On 9 November 2016, the unthinkable happened: Donald Trump was elected 45th President of the United States of America. Since then the US has not only lived up to the worst anti-American clichés touted by the extremes of Left and Right – it has surpassed them. A year of ‘America First’ has put a serious strain on ties between the US and its European allies. But is the relationship really in crisis?
Let’s start with the positives. The US president may have offended numerous heads of state and government, but he hasn’t (yet) provoked a war. At home, Trump has only managed to push two major projects through Congress: a long-anticipated tax overhaul and the appointment of the conservative Neil Gorsuch to the Supreme Court.
Otherwise, it seems America’s famed system of ‘checks and balances’ is still functioning pretty well – especially when compared with the creeping authoritarianism we see in some EU member states such as Hungary and Poland. It’s no Russia or China either.
Following Trump’s withdrawal from the Paris climate agreement, a number of US states created a ‘Climate Alliance’ committed to reducing greenhouse gas emissions. Several American cities are offering refuge and support to immigrants from Latin America facing deportation. US courts have blocked plans preventing transsexuals from joining the military, and knocked down three attempts to ban Muslims from certain countries from entering the US. (The Supreme Court has since reinstated the ban.)
Trump’s efforts to do away with ex-president Barack Obama’s healthcare reforms have failed. Plans to build a wall along the Mexican border have also come to nothing. Encouragingly, the US Department of Justice appointed Robert Mueller to oversee an FBI investigation into the president’s Russian connections and those of his entourage. So despite countless presidential tweets attacking the system, the separation of powers is still working.

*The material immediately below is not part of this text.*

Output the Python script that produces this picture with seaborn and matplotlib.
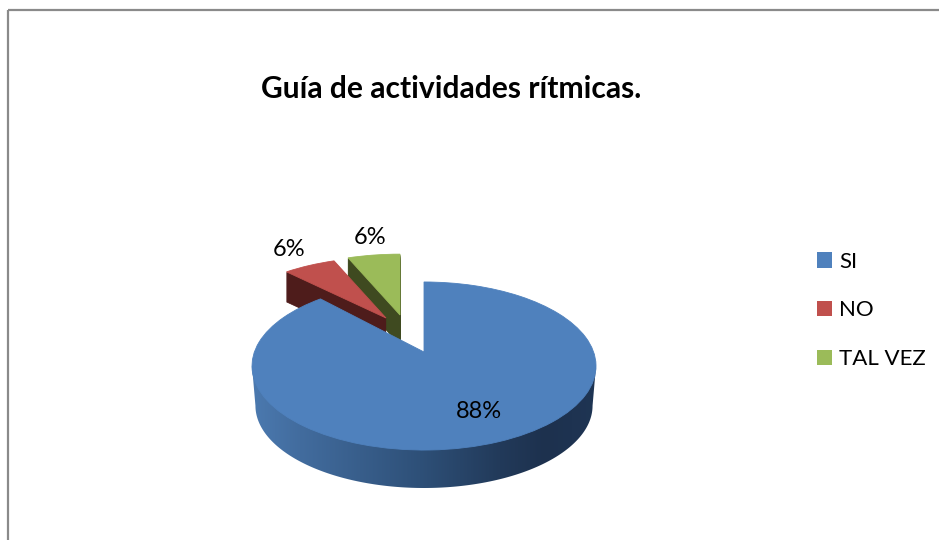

Please turn out the lights…
Hopes, however, that Trump would leave the day-to-day business of government to a team of ‘sensible’ technocrats have proved unfounded. The Department of State has seen its staff leave in droves. It is likely only a matter of time before Secretary of State Rex Tillerson – one of the last remaining ‘rational’ government officials – is replaced by a US military officer.
Trump has backed out of negotiations on the US-EU trade agreement TTIP; he pulled out of the Paris climate accord; he has slashed the State Department’s budget by 30 per cent; and he has repeatedly questioned America’s role in NATO. Trump has jeopardised the nuclear agreement with Iran and has forced the United Nations to cut its peacekeeping budget by $600 million. At present, Trump’s government truly is more a security risk than a guarantee.
If Trump’s election achieved anything, it has united Europeans in lamentation over the US’ demise. Thanks to Donald Trump’s leadership, the US is no longer leading the free world, but working against it. A temperamental narcissist has taken a wrecking ball to the foundations of the West’s shared values. When it comes to dealing with this situation, however, a number of differences have emerged.
United in adversity
In one corner, a small contingent of increasingly bitter atlanticists continues to emphasise the importance and relevance of close cooperation between western Europe and the US. For this group, loosening ties between the US and its western allies solely on account of Donald Trump is unthinkable – especially given the EU’s current parlous state.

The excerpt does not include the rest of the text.